40 years ago, one of the most horrific accidents to ever happen on a movie set took the lives of three actors. One was Vic Morrow, the longtime character actor best known for his early 1960s role on the American show Combat. The other two were children, Renee Shin-Yi Chen and Myca Dinh Le, who were hired illegally by the production. When news of the tragic accident came to light, so too did the violations that director Jon Landis engaged in while filming.

The film in question was Twilight Zone: The Movie, the 1983 anthology movie spun off from the legendary American television series created by Rod Sterling. A number of directors were involved in four distinct stories, including Steven Speilberg, Joe Dante, and George Miller. Landis was the fourth, and his segment involved a prejudiced man played by Morrow going back in time to live through atrocities committed against the very people he is prejudiced against.

At one point, Morrow’s character lands in the middle of the Vietnam War. One scene, not originally in the script but added by Landis, originally called for Morrow to rescue two Vietnamese orphans as a sign of redemption. Landis assembled an explosives unit and rented a helicopter in order to shoot the scene, and when the production ran well into the early hours of the morning, Landis continued to film even though he didn’t have the proper permits to allow the children to continue working.

Chen and Le shouldn’t have been on the set in the first place – on top of the illegality of allowing children to work that late, Landis was also required to have a permit that signed off on the children working near explosions. Having never sought out the permits in the first place, Landis opted to pay the children’s parents under the table in order to compensate them following California’s child labour laws.

At around 2:30 am, a series of explosions during filming were detonated too close to the low-flying helicopter, compromising the rotor and causing the pilot of the aircraft to lose control. The helicopter fell on the three actors, decapitating Morrow and Le while crushing Chen.

After the accident, investigations into the crash revealed Landis’ allegedly careless attitude towards the safety of the actors. Landis, producer George Folsey Jr., pilot Dorcey Wingo, production manager Dan Allingham, and explosives specialist Paul Stewart were all tried on criminal charges of manslaughter, but all were acquitted by 1987.

Civil lawsuits from the children’s families allowed them to collect compensation, but the accident caused a number of figures involved in the film’s creation to express disgust or leave the project entirely. “No movie is worth dying for,” Spielberg said in his 2010 biography. “I think people are standing up much more now than ever before to producers and directors who ask too much.
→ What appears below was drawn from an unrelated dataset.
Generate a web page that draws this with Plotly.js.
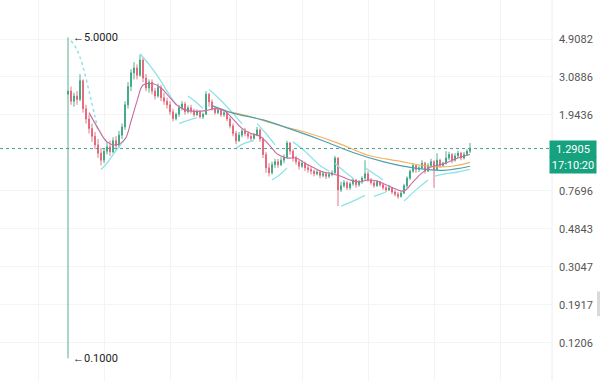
<!DOCTYPE html>
<html><head><meta charset="utf-8">
<script src="https://cdn.plot.ly/plotly-3.0.1.min.js"></script>
<style>html,body{margin:0;padding:0;background:#fff}#chart{width:600px;height:381px}</style>
</head><body><div id="chart"></div>
<script>
// Candle data (index = bar number)
const openP  = [2.50,2.60,2.30,2.45,2.35,2.95,2.10,1.85,1.65,1.50,1.35,1.22,1.12,1.25,1.32,1.24,1.42,1.34,1.52,1.68,2.20,2.75,3.25,3.45,3.15,3.80,3.05,2.70,2.90,2.60,2.45,2.72,2.40,2.30,2.20,2.02,1.86,1.96,2.12,2.22,2.02,2.12,2.04,1.95,2.02,1.90,1.96,2.50,2.28,2.10,2.00,2.06,1.95,2.00,1.85,1.70,1.55,1.42,1.52,1.60,1.55,1.50,1.46,1.52,1.62,1.45,1.20,1.02,0.96,1.06,1.10,1.06,1.12,1.16,1.38,1.25,1.15,1.10,1.04,1.08,1.02,1.00,0.98,0.95,0.97,0.93,0.95,0.92,0.94,0.96,1.15,0.78,0.82,0.85,0.80,0.84,0.88,0.83,0.86,0.90,0.95,0.88,0.85,0.82,0.86,0.83,0.80,0.78,0.80,0.76,0.74,0.72,0.75,0.82,0.90,0.98,1.05,1.00,1.02,1.08,0.98,1.05,1.10,1.00,1.12,1.05,1.08,1.15,1.20,1.12,1.18,1.22,1.15,1.20,1.25];
const highP  = [5.00,2.75,2.55,2.60,3.20,3.00,2.20,1.95,1.75,1.58,1.45,1.30,1.30,1.40,1.42,1.48,1.50,1.60,1.75,2.30,2.90,3.40,3.70,3.60,4.05,3.90,3.20,3.00,3.00,2.70,2.85,2.80,2.55,2.40,2.30,2.10,2.00,2.20,2.30,2.28,2.18,2.20,2.10,2.08,2.06,2.00,2.60,2.55,2.35,2.15,2.12,2.10,2.05,2.02,1.90,1.75,1.60,1.58,1.65,1.66,1.60,1.55,1.56,1.68,1.65,1.48,1.24,1.08,1.10,1.14,1.14,1.16,1.20,1.42,1.40,1.28,1.18,1.12,1.12,1.10,1.06,1.03,1.00,1.00,0.99,0.98,0.97,0.97,0.99,1.18,1.16,0.86,0.88,0.87,0.86,0.90,0.89,0.88,0.92,1.12,0.98,0.90,0.87,0.88,0.87,0.85,0.82,0.83,0.81,0.78,0.76,0.77,0.84,0.92,1.00,1.08,1.06,1.05,1.12,1.10,1.08,1.14,1.12,1.22,1.14,1.10,1.25,1.24,1.22,1.22,1.26,1.24,1.24,1.28,1.38];
const lowP   = [0.10,2.20,2.15,2.20,2.30,2.00,1.75,1.55,1.40,1.28,1.15,1.05,1.08,1.20,1.18,1.22,1.28,1.30,1.45,1.62,2.10,2.60,3.00,3.00,3.10,2.90,2.60,2.55,2.50,2.35,2.40,2.30,2.20,2.10,1.95,1.80,1.82,1.90,2.05,1.95,1.98,1.98,1.90,1.92,1.86,1.85,1.94,2.15,2.05,1.95,1.96,1.90,1.90,1.80,1.65,1.50,1.36,1.40,1.48,1.50,1.45,1.40,1.44,1.50,1.40,1.15,0.96,0.92,0.94,1.02,1.02,1.04,1.08,1.14,1.20,1.10,1.06,1.00,1.02,0.98,0.96,0.94,0.92,0.93,0.90,0.91,0.89,0.90,0.92,0.95,0.64,0.76,0.80,0.78,0.78,0.82,0.80,0.81,0.84,0.88,0.86,0.83,0.80,0.81,0.81,0.78,0.76,0.77,0.74,0.72,0.70,0.71,0.74,0.80,0.88,0.96,0.96,0.97,1.00,0.95,0.97,1.03,0.80,0.99,1.02,1.03,1.06,1.12,1.08,1.10,1.15,1.12,1.13,1.18,1.22];
const closeP = [2.60,2.30,2.45,2.35,2.95,2.10,1.85,1.65,1.50,1.35,1.22,1.12,1.25,1.32,1.24,1.42,1.34,1.52,1.68,2.20,2.75,3.25,3.45,3.15,3.80,3.05,2.70,2.90,2.60,2.45,2.72,2.40,2.30,2.20,2.02,1.86,1.96,2.12,2.22,2.02,2.12,2.04,1.95,2.02,1.90,1.96,2.50,2.28,2.10,2.00,2.06,1.95,2.00,1.85,1.70,1.55,1.42,1.52,1.60,1.55,1.50,1.46,1.52,1.62,1.45,1.20,1.02,0.96,1.06,1.10,1.06,1.12,1.16,1.38,1.25,1.15,1.10,1.04,1.08,1.02,1.00,0.98,0.95,0.97,0.93,0.95,0.92,0.94,0.96,1.15,0.78,0.82,0.85,0.80,0.84,0.88,0.83,0.86,0.90,0.95,0.88,0.85,0.82,0.86,0.83,0.80,0.78,0.80,0.76,0.74,0.72,0.75,0.82,0.90,0.98,1.05,1.00,1.02,1.08,0.98,1.05,1.10,1.00,1.12,1.05,1.08,1.15,1.20,1.12,1.18,1.22,1.15,1.20,1.25,1.2905];

// Short moving average
const maShortX = [7,10,13,16,19,21,23,25,28,31,34,37,40,43,46,49,52,55,58,61,64,67,70,73,76,79,82,85,88,91,94,97,100,103,106,109,112,115,118,121,124,127,130,134];
const maShortY = [2.0,1.65,1.40,1.35,1.45,1.8,2.3,2.8,2.85,2.7,2.4,2.15,2.05,2.03,2.05,2.1,2.05,1.85,1.65,1.55,1.5,1.35,1.2,1.15,1.15,1.08,1.02,0.97,0.95,0.92,0.88,0.86,0.88,0.87,0.83,0.79,0.77,0.86,0.96,1.03,1.06,1.10,1.15,1.20];
// Long moving averages
const maOrangeX = [54,60,70,80,90,100,110,120,128,134];
const maOrangeY = [2.02,1.92,1.72,1.56,1.38,1.19,1.11,1.04,1.04,1.09];
const maTealX = [48,55,65,75,85,95,105,115,125,134];
const maTealY = [2.18,1.99,1.83,1.62,1.42,1.23,1.10,1.02,0.99,1.04];
// Stop-and-reverse style segments: first (dotted) one, then the rest (null = break)
const sarDotX = [1,3,5,7,9,10];
const sarDotY = [4.8,4.3,3.5,2.6,1.9,1.6];
const sarX = [11,13,15,17,19,null,24,27,30,33,36,null,37,40,43,null,40,43,45,null,47,50,53,56,58,null,56,59,62,null,63,66,69,null,68,71,73,null,75,79,84,87,null,89,92,95,null,91,95,99,null,99,102,105,null,102,106,null,112,116,120,null,122,126,130,134];
const sarY = [1.0,1.08,1.2,1.32,1.45,null,4.1,3.6,3.1,2.6,2.2,null,1.75,1.82,1.88,null,2.45,2.25,2.1,null,2.65,2.4,2.15,1.9,1.75,null,1.30,1.38,1.42,null,1.75,1.55,1.35,null,0.88,0.95,1.02,null,1.40,1.25,1.05,0.98,null,1.08,0.98,0.90,null,0.64,0.68,0.73,null,1.02,0.95,0.88,null,0.72,0.76,null,0.68,0.78,0.88,null,0.92,0.95,0.97,1.00];

const yTicks = [4.9082,3.0886,1.9436,0.7696,0.4843,0.3047,0.1917,0.1206];
const lastPrice = 1.2905;
const lastTime = "17:10:20";
const maxPrice = 5.0000, minPrice = 0.1000;

const idx = closeP.map((_, i) => i);

const traces = [
  {type:'scatter', mode:'lines', x:sarDotX, y:sarDotY, line:{color:'#8ee3e6', width:1.5, shape:'spline', dash:'dot'}, hoverinfo:'skip'},
  {type:'scatter', mode:'lines', x:sarX, y:sarY, line:{color:'#8ee3e6', width:1.3, shape:'spline'}, connectgaps:false, hoverinfo:'skip'},
  {type:'scatter', mode:'lines', x:maOrangeX, y:maOrangeY, line:{color:'#f2b35e', width:1.2, shape:'spline'}, hoverinfo:'skip'},
  {type:'scatter', mode:'lines', x:maTealX, y:maTealY, line:{color:'#4f9fae', width:1.2, shape:'spline'}, hoverinfo:'skip'},
  {type:'scatter', mode:'lines', x:maShortX, y:maShortY, line:{color:'#c8699f', width:1.1, shape:'spline'}, hoverinfo:'skip'},
  {type:'candlestick', x:idx, open:openP, high:highP, low:lowP, close:closeP,
   increasing:{line:{color:'#2a9d74', width:0.8}, fillcolor:'#2a9d74'},
   decreasing:{line:{color:'#e0566b', width:0.8}, fillcolor:'#e0566b'},
   whiskerwidth:0, hoverinfo:'skip'}
];

const layout = {
  width:600, height:381,
  margin:{l:0, r:48, t:0, b:0},
  paper_bgcolor:'#ffffff', plot_bgcolor:'#ffffff',
  showlegend:false,
  boxgap:0.6,
  font:{family:'Roboto, "Open Sans", sans-serif', size:11, color:'#555'},
  xaxis:{type:'linear', range:[-22.67,161.33], showticklabels:false, zeroline:false,
         showgrid:true, gridcolor:'#f4f4f4', dtick:22, tick0:12, rangeslider:{visible:false}, fixedrange:true},
  yaxis:{type:'log', side:'right', range:[-1.1199,0.8974], tickmode:'array', tickvals:yTicks,
         ticktext:yTicks.map(v=>v.toFixed(4)), showgrid:true, gridcolor:'#f4f4f4', zeroline:false,
         ticks:'', ticklabelstandoff:6, tickfont:{size:11, color:'#555'}, showline:false},
  shapes:[
    {type:'line', xref:'paper', x0:0, x1:1, yref:'y', y0:lastPrice, y1:lastPrice,
     line:{color:'#4f9d93', width:1, dash:'3px,3px'}},
    {type:'line', xref:'paper', x0:1, x1:1, yref:'paper', y0:0, y1:1, line:{color:'#eeeeee', width:1}},
    {type:'rect', xref:'paper', yref:'paper', x0:1.0815, x1:1.0915, y0:0.17, y1:0.235, fillcolor:'#d9d9d9', line:{width:0}}
  ],
  annotations:[
    {xref:'x', yref:'y', x:0, y:Math.log10(maxPrice), text:'←'+maxPrice.toFixed(4), showarrow:false,
     xanchor:'left', yanchor:'middle', xshift:3, font:{size:11, color:'#222'}},
    {xref:'x', yref:'y', x:0, y:Math.log10(minPrice), text:'←'+minPrice.toFixed(4), showarrow:false,
     xanchor:'left', yanchor:'middle', xshift:3, font:{size:11, color:'#222'}},
    {xref:'paper', yref:'y', x:1, y:Math.log10(lastPrice), text:lastPrice.toFixed(4), showarrow:false,
     xanchor:'left', yanchor:'middle', xshift:-3, bgcolor:'#16a27e', width:44, height:14,
     font:{size:11, color:'#ffffff'}},
    {xref:'paper', yref:'y', x:1, y:Math.log10(lastPrice), text:lastTime, showarrow:false,
     xanchor:'left', yanchor:'middle', xshift:-3, yshift:-16, bgcolor:'#16a27e', width:44, height:14,
     font:{size:11, color:'#ffffff'}}
  ]
};

Plotly.newPlot('chart', traces, layout, {displayModeBar:false, staticPlot:true});
</script>
</body></html>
If something isn’t safe, it’s the right and responsibility of every actor or crew member to yell ‘Cut!'”

Indeed, the landscape of Hollywood productions was permanently changed following the accident. The Director’s Guild of America began stricter enforcements for safety violations, while the Screen Actors Guild included new clauses in their contracts that allowed actors to step away from films should they not feel safe on set. The California Department of Forestry and Fire Protection also created its Motion Picture & Entertainment Safety Program, the likes of which are still being used on Hollywood film sets today.

Still, tragic accidents on film sets continue to happen. Just last year, a fatal shooting killed cinematographer Halyna Hutchins on the set of the film Rust. Safety concerns still plague the film industry, but major attention hadn’t been paid to these concerns until the horrific Twilight Zone killings forced Hollywood to acknowledge its own shortcomings.